PETER FALDING: “Nigel is the favourite. He’s a clever kid and a really good driver. There’s a few drivers out there with a few scores to settle, whether they would settle it in a World Final from a lap down who knows, but Greeny doesn’t really have any enemies does he?
“He’ll race you how you race him. But then in Holland he wasn’t a match for Ryan. And he’s not dominating the Shootout. Could it be that he’s 100 per cent on his game every week, but come the big day everyone else is stepping up.
ROB SPEAK: He’s very quick and aggressive. I know he’s not made a mark in the Shootout in the last few weeks but I don’t think his form has dipped. It’s more about where he’s starting races from.

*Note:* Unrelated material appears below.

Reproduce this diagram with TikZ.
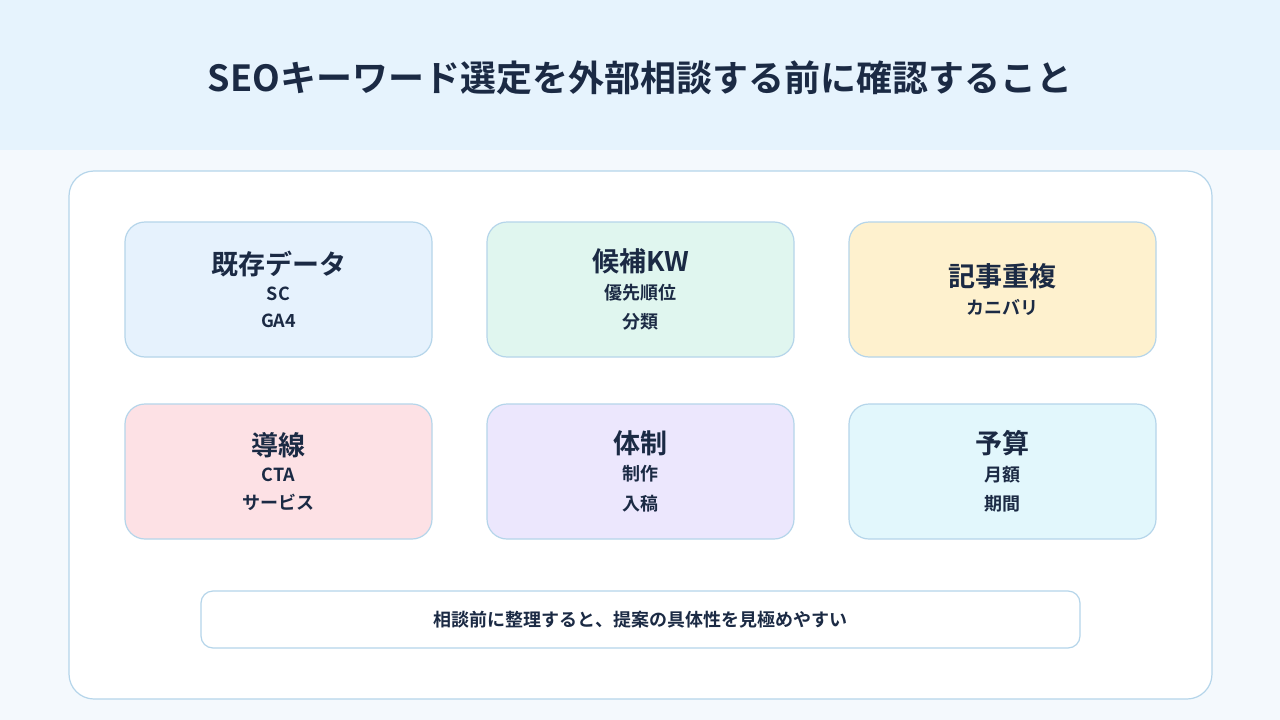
\documentclass[tikz,border=0pt]{standalone}
\usepackage{fontspec}
\setmainfont{Noto Sans CJK JP}[BoldFont={Noto Sans CJK JP Bold}]
\usetikzlibrary{positioning}
\definecolor{ink}{HTML}{1B2A44}
\definecolor{headbg}{HTML}{E6F3FD}
\definecolor{pagebg}{HTML}{F4F9FD}
\definecolor{edge}{HTML}{B5D5EA}
\definecolor{cblue}{HTML}{E6F2FD}
\definecolor{cgreen}{HTML}{E0F6EF}
\definecolor{cyellow}{HTML}{FEF1CE}
\definecolor{cpink}{HTML}{FDE1E5}
\definecolor{cpurple}{HTML}{ECE7FD}
\definecolor{ccyan}{HTML}{E2F7FC}
\newcommand{\bigF}{\fontsize{27}{30}\selectfont}
\newcommand{\subF}{\fontsize{18}{29}\selectfont}
\newcommand{\cardThree}[3]{\bigF #1\\[9pt] \subF #2\\[12pt] \subF #3}
\newcommand{\cardTwo}[2]{\bigF #1\\[9pt] \subF #2}
\begin{document}
\begin{tikzpicture}
	[
		x=1pt, y=-1pt,
		font={\bfseries}, text=ink,
		every text node part/.style={align=center},
		card/.style={
			draw=edge, line width=1.2pt,
			rounded corners=20,
			minimum width=307, minimum height=135,
			inner sep=0,
		},
	]
	\useasboundingbox (0,0) rectangle (1280,720);
	\fill[pagebg] (0,0) rectangle (1280,720);
	\fill[headbg] (0,0) rectangle (1280,150);
	\node (title) at (640,78) {\fontsize{36}{40}\selectfont SEOキーワード選定を外部相談する前に確認すること};
	\draw[edge, fill=white, line width=1.2pt, rounded corners=25] (69,171) rectangle (1212,699);
	\node[card, fill=cblue] (data) at (278.5,289.5) {\cardThree{既存データ}{SC}{GA4}};
	\node[card, fill=cgreen] (kw) at (640.5,289.5) {\cardThree{候補KW}{優先順位}{分類}};
	\node[card, fill=cyellow] (dup) at (1002.5,289.5) {\cardTwo{記事重複}{カニバリ}};
	\node[card, fill=cpink] (flow) at (278.5,471.5) {\cardThree{導線}{CTA}{サービス}};
	\node[card, fill=cpurple] (team) at (640.5,471.5) {\cardThree{体制}{制作}{入稿}};
	\node[card, fill=ccyan] (budget) at (1002.5,471.5) {\cardThree{予算}{月額}{期間}};
	\node[draw=edge, fill=white, line width=1.2pt, rounded corners=12,
		minimum width=879, minimum height=57] (note) at (640.5,619.5)
		{\fontsize{18}{22}\selectfont 相談前に整理すると、提案の具体性を見極めやすい};
\end{tikzpicture}
\end{document}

“He has been the front-runner all season and if he hadn’t have had his gearbox problem at Belle Vue in the Shootout finale at the end of last season, it could have been him with the silver roof rather than me.
“If neither Stuart or Dan are able to get in behind Nigel at the start, because Paul Hines is there, I don’t think anyone will catch Nigel. He’ll be gone. He’s so fast and he knows how to pace his car in races, like he did in the European.”

4 DAN JOHNSON
Grid position: outside front row. No. of WF starts: 9. Best result: 2nd (2011, 2012).

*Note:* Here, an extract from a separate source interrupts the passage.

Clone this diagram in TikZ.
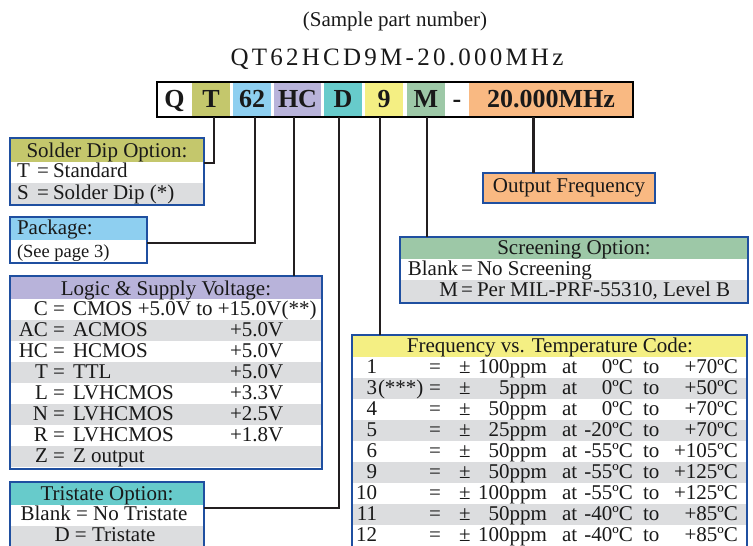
\documentclass[tikz,border=0pt]{standalone}
\usepackage{fontspec}
\setmainfont{Liberation Serif}
\usetikzlibrary{positioning,calc}

\definecolor{frameblue}{HTML}{1F4FA0}
\definecolor{rowgrey}{HTML}{DCDDDF}
\definecolor{oliveT}{HTML}{C4C76C}
\definecolor{blueP}{HTML}{8ECFF0}
\definecolor{lilacL}{HTML}{B8B3DA}
\definecolor{tealD}{HTML}{67CBCB}
\definecolor{yellowF}{HTML}{F4EF83}
\definecolor{greenM}{HTML}{9DC8A7}
\definecolor{orangeO}{HTML}{F9B982}
\definecolor{inkline}{HTML}{231F20}

\newcommand{\bodyfont}{\fontsize{21}{22}\selectfont}

\begin{document}
\begin{tikzpicture}[x=1pt, y=-1pt,
  every node/.style={inner sep=0pt, outer sep=0pt, font=\bodyfont, text=black!90},
  seg/.style={minimum height=35pt, text height=15pt, text depth=0pt,
    font=\fontsize{26}{26}\selectfont\bfseries},
  frame/.style={draw=frameblue, line width=2pt, anchor=north west},
  conn/.style={draw=inkline, line width=2.2pt}
]
  \useasboundingbox (0,0) rectangle (753,546);
  \clip (0,0) rectangle (753,546);

  % Part number
  \node[anchor=base] (sample) at (395,27) {(Sample part number)};
  \node[anchor=base, font=\fontsize{25}{25}\selectfont\addfontfeature{LetterSpace=13}] (pn) at (397,65) {QT62HCD9M-20.000MHz};

  \node[seg, minimum width=35pt, anchor=north west] (pQ) at (157,82) {Q};
  \node[seg, fill=oliveT, minimum width=38pt, right=0pt of pQ] (pT) {T};
  \node[seg, fill=blueP, minimum width=38pt, right=3pt of pT] (p62) {62};
  \node[seg, fill=lilacL, minimum width=47pt, right=3pt of p62] (pHC) {HC};
  \node[seg, fill=tealD, minimum width=38pt, right=3pt of pHC] (pD) {D};
  \node[seg, fill=yellowF, minimum width=38pt, right=3pt of pD] (p9) {9};
  \node[seg, fill=greenM, minimum width=38pt, right=4pt of p9] (pM) {M};
  \node[seg, minimum width=24pt, right=0pt of pM] (pdash) {-};
  \node[seg, fill=orangeO, minimum width=164pt, right=0pt of pdash] (pF) {20.000MHz};
  \draw[line width=2.6pt] (pQ.north west) rectangle (pF.south east);

  % Solder dip
  \fill[oliveT] (10,138) rectangle (204,162);
  \fill[rowgrey] (10,183) rectangle (204,205);
  \node[frame, minimum width=194pt, minimum height=67pt] (solder) at (10,138) {};
  \node[anchor=base] (solderhd) at (107,157) {Solder Dip Option:};
  \node[anchor=base west] (solT) at (17,177) {T};
  \node[anchor=base] (solTeq) at (43,177) {=};
  \node[anchor=base west] (solTtx) at (53,177) {Standard};
  \node[anchor=base west] (solS) at (17,199) {S};
  \node[anchor=base] (solSeq) at (43,199) {=};
  \node[anchor=base west] (solStx) at (53,199) {Solder Dip (*)};

  % Package
  \fill[blueP] (10,217) rectangle (147,240);
  \node[frame, minimum width=137pt, minimum height=46pt] (package) at (10,217) {};
  \node[anchor=base west] (packhd) at (17,234) {Package:};
  \node[anchor=base west, font=\fontsize{18.5}{20}\selectfont] (packtx) at (17,257) {(See page 3)};

  % Logic & supply voltage
  \fill[lilacL] (10,276) rectangle (322,299);
  \foreach \r in {320,362,404,446}
    \fill[rowgrey] (10,\r) rectangle (322,{\r+21});
  \node[frame, minimum width=312pt, minimum height=193pt] (logic) at (10,276) {};
  \node[anchor=base] (logichd) at (166,295) {Logic \& Supply Voltage:};
  \foreach \code/\desc/\volt [count=\i] in {C/{CMOS +5.0V to +15.0V(**)}/{}, AC/ACMOS/+5.0V,
      HC/HCMOS/+5.0V, T/TTL/+5.0V, L/LVHCMOS/+3.3V, N/LVHCMOS/+2.5V, R/LVHCMOS/+1.8V, Z/Z output/{}} {
    \node[anchor=base east] (lgc\i) at (48,{294+21*\i}) {\code};
    \node[anchor=base] (lge\i) at (59,{294+21*\i}) {=};
    \node[anchor=base west] (lgd\i) at (73,{294+21*\i}) {\desc};
    \node[anchor=base west] (lgv\i) at (230,{294+21*\i}) {\volt};
  }

  % Tristate
  \fill[tealD] (10,482) rectangle (204,505);
  \fill[rowgrey] (10,526) rectangle (204,548);
  \node[frame, minimum width=194pt, minimum height=67pt] (tristate) at (10,482) {};
  \node[anchor=base] (trihd) at (107,500) {Tristate Option:};
  \node[anchor=base] (triblank) at (104,520) {Blank = No Tristate};
  \node[anchor=base] (triD) at (105,541) {D = Tristate};

  % Output frequency
  \node[frame, fill=orangeO, minimum width=172pt, minimum height=30pt] (outfreq) at (483,173) {Output Frequency};

  % Screening
  \fill[greenM] (400,237) rectangle (748,259);
  \fill[rowgrey] (400,280) rectangle (748,303);
  \node[frame, minimum width=348pt, minimum height=66pt] (screening) at (400,237) {};
  \node[anchor=base] (scrhd) at (574,254) {Screening Option:};
  \node[anchor=base east] (scrB) at (458,275) {Blank};
  \node[anchor=base] (scrBeq) at (467,275) {=};
  \node[anchor=base west] (scrBtx) at (477,275) {No Screening};
  \node[anchor=base east] (scrM) at (458,296) {M};
  \node[anchor=base] (scrMeq) at (467,296) {=};
  \node[anchor=base west] (scrMtx) at (477,296) {Per MIL-PRF-55310, Level B};

  % Frequency vs. temperature
  \fill[yellowF] (352,335) rectangle (747,357);
  \foreach \r in {378,420,462,504}
    \fill[rowgrey] (352,\r) rectangle (747,{\r+21});
  \node[frame, minimum width=395pt, minimum height=215pt] (freqtemp) at (352,335) {};
  \node[anchor=base] (freqhd) at (550,352) {Frequency vs. Temperature Code:};
  \foreach \code/\ppm/\lo/\hi [count=\i] in {1/100/0/+70, 3/5/0/+50, 4/50/0/+70, 5/25/-20/+70,
      6/50/-55/+105, 9/50/-55/+125, 10/100/-55/+125, 11/50/-40/+85, 12/100/-40/+85} {
    \node[anchor=base east] (fc\i) at (377,{352+21*\i}) {\code};
    \node[anchor=base] (fe\i) at (435,{352+21*\i}) {=};
    \node[anchor=base] (fpm\i) at (465,{352+21*\i}) {±};
    \node[anchor=base east] (fp\i) at (547,{352+21*\i}) {\ppm ppm};
    \node[anchor=base west] (fa\i) at (562,{352+21*\i}) {at};
    \node[anchor=base east] (fl\i) at (633,{352+21*\i}) {\lo ºC};
    \node[anchor=base west] (ft\i) at (643,{352+21*\i}) {to};
    \node[anchor=base east] (fh\i) at (738,{352+21*\i}) {\hi ºC};
  }
  \node[anchor=base west] (fnote) at (378,394) {(***)};

  % Connectors
  \draw[conn] ([xshift=3pt]pT.south) |- ([yshift=8.5pt]solder.east);
  \draw[conn] ([xshift=3pt]p62.south) |- ([yshift=-3pt]package.east);
  \draw[conn] ([xshift=-3.5pt]pHC.south) -- ([xshift=-3.5pt]pHC.south |- logic.north);
  \draw[conn] ([xshift=-4pt]pD.south) |- ([yshift=7.5pt]tristate.east);
  \draw[conn] ([xshift=-4pt]p9.south) -- ([xshift=-4pt]p9.south |- freqtemp.north);
  \draw[conn] ([xshift=1pt]pM.south) -- ([xshift=1pt]pM.south |- screening.north);
  \draw[conn] ([xshift=-17.5pt]pF.south) -- ([xshift=-17.5pt]pF.south |- outfreq.north);
\end{tikzpicture}
\end{document}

ANDY SMITH: “If he can get inside he would have a shout. He will be hungry. He’s like the bridesmaid really in World Finals in the last five or six years.
“Even going back when I was racing, he had a couple of near misses, and since then he has had a few more. Last year he should have won. He made a mistake at the worst possible time and popped his tyre.
“On occasions he has looked pretty quick on Tarmac but he seems to have smashed his car up a lot this year. His car has taken one hell of a pounding and he blew his engine at Venray, but if he is confident he can get the car back to a really good set up then I don’t think he will be left wanting on the driving side of it – it’s just whether he has got the raw pace.
“With no more meetings between now and the race, he’s just got to hope to package it altogether to try and win the race. I don’t think there will be much of a practice session.”
PETER FALDING: “Dan blew his engine in Holland, so he is going to have to change his engine and it’s not run before. He’s going testing this week at Birmingham. The problem for all of them is that there’s not really any practice – they will get half an hour maybe but they will probably only get one run.
“I was standing next to Stuart (Smith Jnr) at Skegness when Dan drove Jordan’s car at the UK Open and I turned to Stuart and said “Dan’s such a good driver, he’s just clumsy”. And as soon as I said that, he was airborne! And Stuart just looked at me as if to say “you’re right!”.
“And he is clumsy. Like in the World Final last year when Frank won. Dan popped his front tyre on a backmarker – he did it himself.
“Frank was leading and then got caught up with Chris Cowley and that was when Dan went past him. But Frank didn’t panic. He kept pressing on, but it was Dan who, if anything, felt he needed to go faster. And you can’t go faster.
“Dan is one of those drivers who is good at the start but he doesn’t save the car in the middle of the race.
“All you end up doing is wearing out tyres. Save it. As soon as someone starts coming, then push on again.
“If you look at Andy, Lundy and myself, that’s what we’ve always done when we’ve won World Finals. At Hednesford, however, when Bert was winning I was pushing on every lap because I couldn’t have a break. I had no choice.
“Andrew knows how critical the starts are at Ipswich. He just chopped off Paul Harrison, and the foreigners and Frank all went to the fence and Andrew was away.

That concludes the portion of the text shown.